As interações e papeis que fomos assumindo e vivenciando desde que nos tornámos seres, permitiram-nos construir abstrações de conhecimento que, consequentemente, nos dão capacidade de adaptação e sobrevivência dentro do meio em que nos inserimos. A esta abstração do conhecimento, podemos chamar, metaforicamente, o sapatinho confortável. É confortável porque o conheço, porque sei onde ele faz mossa e porque me habituei a ele.

À medida que crescemos e nos desenvolvemos, conhecemos mais pessoas, deparamo-nos com outras realidades, com exigências maiores e desafios crescentes. É então que precisamos de modificar os nossos hábitos para que haja adaptação.

De um modo geral, esta adaptação ocorre favoralmente sempre que existe flexibilidade: no fundo, sempre que consigo adaptar o sapatinho confortável a muitos contextos, e trocá-lo noutros tantos.

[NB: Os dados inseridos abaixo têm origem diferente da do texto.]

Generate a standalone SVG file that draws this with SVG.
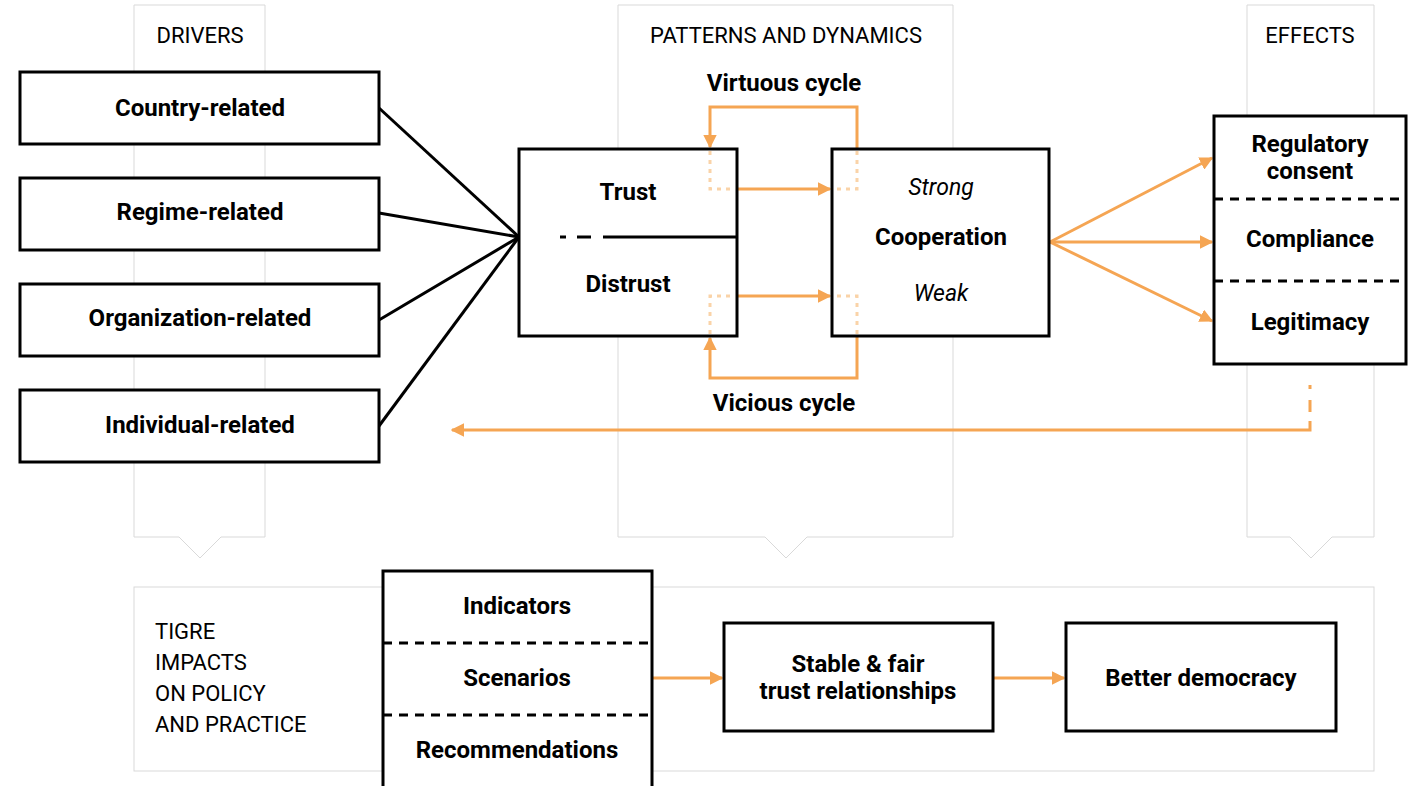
<svg xmlns="http://www.w3.org/2000/svg" width="1408" height="786" viewBox="0 0 1408 786">
<defs>
<style>
.panel{fill:#fff;stroke:#d9d9d9;stroke-width:1}
.box{fill:#fff;stroke:#000;stroke-width:3}
.b{font-family:Roboto,"Liberation Sans",sans-serif;font-weight:bold;font-size:24px;fill:#000;text-anchor:middle;dominant-baseline:central}
.i{font-family:Roboto,"Liberation Sans",sans-serif;font-style:italic;font-size:23px;fill:#000;text-anchor:middle;dominant-baseline:central}
.h{font-family:Roboto,"Liberation Sans",sans-serif;font-size:22px;fill:#000;text-anchor:middle;dominant-baseline:central}
.hl{font-family:Roboto,"Liberation Sans",sans-serif;font-size:22px;fill:#000;text-anchor:start;dominant-baseline:central}
.blk{stroke:#000;stroke-width:3;fill:none}
.dash{stroke:#000;stroke-width:3;stroke-dasharray:9 7;fill:none}
.or{stroke:#F5A553;stroke-width:3;fill:none}
.dot{stroke:#FAD3A8;stroke-width:3;stroke-dasharray:4 5;fill:none}
</style>
<marker id="ah" viewBox="0 0 10 10" refX="9" refY="5" markerWidth="4.5" markerHeight="4.5" orient="auto" markerUnits="strokeWidth">
<path d="M0,0 L10,5 L0,10 z" fill="#F5A553"/>
</marker>
</defs>
<rect width="1408" height="786" fill="#fff"/>

<g id="panels">
<path class="panel" d="M134,5 H265 V537 H221 L200,558 L179,537 H134 Z"/>
<path class="panel" d="M618,5 H953 V537 H807 L786,558 L765,537 H618 Z"/>
<path class="panel" d="M1247,5 H1374 V537 H1332 L1311,558 L1290,537 H1247 Z"/>
<rect class="panel" x="134" y="587" width="1240" height="184"/>
<text class="h" x="200" y="35">DRIVERS</text>
<text class="h" x="786" y="35">PATTERNS AND DYNAMICS</text>
<text class="h" x="1310" y="35">EFFECTS</text>
<text class="hl" x="155" y="631">TIGRE</text>
<text class="hl" x="155" y="662">IMPACTS</text>
<text class="hl" x="155" y="693">ON POLICY</text>
<text class="hl" x="155" y="724">AND PRACTICE</text>
</g>

<g id="connectors">
<line class="blk" x1="379" y1="108" x2="519" y2="237"/>
<line class="blk" x1="379" y1="213" x2="519" y2="237"/>
<line class="blk" x1="379" y1="320" x2="519" y2="237"/>
<line class="blk" x1="379" y1="426" x2="519" y2="237"/>
<line class="or" x1="737" y1="189" x2="830" y2="189" marker-end="url(#ah)"/>
<line class="or" x1="737" y1="296" x2="830" y2="296" marker-end="url(#ah)"/>
<path class="or" d="M857,149 V107 H710 V147" marker-end="url(#ah)"/>
<path class="or" d="M857,336 V378 H710 V338" marker-end="url(#ah)"/>
<line class="or" x1="1050" y1="242" x2="1212" y2="158" marker-end="url(#ah)"/>
<line class="or" x1="1050" y1="242" x2="1212" y2="242" marker-end="url(#ah)"/>
<line class="or" x1="1050" y1="242" x2="1212" y2="321" marker-end="url(#ah)"/>
<path class="or" d="M1310,385 V389 M1310,400 V412 M1310,421 V430 H452" marker-end="url(#ah)"/>
<line class="or" x1="652" y1="678" x2="722" y2="678" marker-end="url(#ah)"/>
<line class="or" x1="993" y1="678" x2="1064" y2="678" marker-end="url(#ah)"/>
</g>

<g id="driver-country"><rect class="box" x="20" y="72" width="359" height="72"/><text class="b" x="200" y="108">Country-related</text></g>
<g id="driver-regime"><rect class="box" x="20" y="178" width="359" height="72"/><text class="b" x="200" y="212">Regime-related</text></g>
<g id="driver-organization"><rect class="box" x="20" y="284" width="359" height="72"/><text class="b" x="200" y="318">Organization-related</text></g>
<g id="driver-individual"><rect class="box" x="20" y="390" width="359" height="72"/><text class="b" x="200" y="425">Individual-related</text></g>

<g id="trust">
<rect class="box" x="519" y="149" width="218" height="187"/>
<path class="dot" d="M710,151 V189 H735"/>
<path class="dot" d="M710,334 V296 H735"/>
<path class="blk" d="M560,237 H566 M577,237 H591 M603,237 H737"/>
<text class="b" x="628" y="192">Trust</text>
<text class="b" x="628" y="284">Distrust</text>
</g>

<g id="cooperation">
<rect class="box" x="832" y="149" width="217" height="187"/>
<path class="dot" d="M857,151 V189 H834"/>
<path class="dot" d="M857,334 V296 H834"/>
<text class="i" x="941" y="187">Strong</text>
<text class="b" x="941" y="237">Cooperation</text>
<text class="i" x="941" y="293">Weak</text>
</g>

<g id="cycle-labels">
<text class="b" x="784" y="83">Virtuous cycle</text>
<text class="b" x="784" y="403">Vicious cycle</text>
</g>

<g id="effects">
<rect class="box" x="1214" y="116" width="192" height="248"/>
<line class="dash" x1="1214" y1="199" x2="1406" y2="199"/>
<line class="dash" x1="1214" y1="281" x2="1406" y2="281"/>
<text class="b" x="1310" y="144">Regulatory</text>
<text class="b" x="1310" y="171">consent</text>
<text class="b" x="1310" y="239">Compliance</text>
<text class="b" x="1310" y="322">Legitimacy</text>
</g>

<g id="tools">
<rect class="box" x="383" y="571" width="269" height="230"/>
<line class="dash" x1="383" y1="643" x2="652" y2="643"/>
<line class="dash" x1="383" y1="715" x2="652" y2="715"/>
<text class="b" x="517" y="606">Indicators</text>
<text class="b" x="517" y="678">Scenarios</text>
<text class="b" x="517" y="750">Recommendations</text>
</g>

<g id="stable">
<rect class="box" x="724" y="623" width="269" height="108"/>
<text class="b" x="858" y="664">Stable &amp; fair</text>
<text class="b" x="858" y="691">trust relationships</text>
</g>

<g id="democracy">
<rect class="box" x="1066" y="623" width="270" height="108"/>
<text class="b" x="1201" y="678">Better democracy</text>
</g>
</svg>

Ou seja, como se este sapatinho correspondesse, metaforicamente, à graduação de uns óculos adaptados à realidade para a qual foram desenhados. Mas, perante novas circunstâncias, preciso de ajustar essa graduação: ou porque estou mais longe ou mais perto, ou porque há mais ou menos luz, ou simplesmente porque essa graduação deixou de ser eficaz.


E se eu não ocorrer este ajuste?

Quando ficamos presos a determinados padrões de interpretação e significados, sofremos muito. Numa situação hipotética em que concorro a uma proposta de emprego para a qual é exigida uma formação específica que sei, a priori, que não tenho e não sou seleccionada, é diferente pensar que não fiquei com o lugar "porque não tenho a formação académica exigida", ou porque "não tenho valor nem competência para assumir o cargo".

A primeira assunção representa uma visão realística da situação, enquanto que a segunda mete em causa aptidões e capacidades próprias, trazendo sofrimento.

A tendência para este padrão de atribuição é, regra geral, uma armadilha do passado.

E porque surge dificuldade em trocar este sapato?

Porque, no fundo, este sapato faz de tudo para continuar a ser usado. É ele que decide onde ir: ou seja, a forma como damos significado à realidade tem por base as ideias que preconcebemos do mundo. E, por isso, fica difícil decifrar quando significamos de forma automática - baseada nas minhas experiências, nas interações precoces, e em tudo o que me foi transmitido. Se não conseguirmos decifrar isso, também não conseguimos mudar.

Mas a mudança é possível. É possivel descalçar o sapatinho, que embora confortável, ficou velho. É possível promover esta mudança. Se mudar a forma como olho e interpreto a realidade (eu, outros e/ou mundo), mudo a forma como me sinto.

Para muitos de nós, chegou a altura de trocar o sapato: porque eu penso e só depois sinto.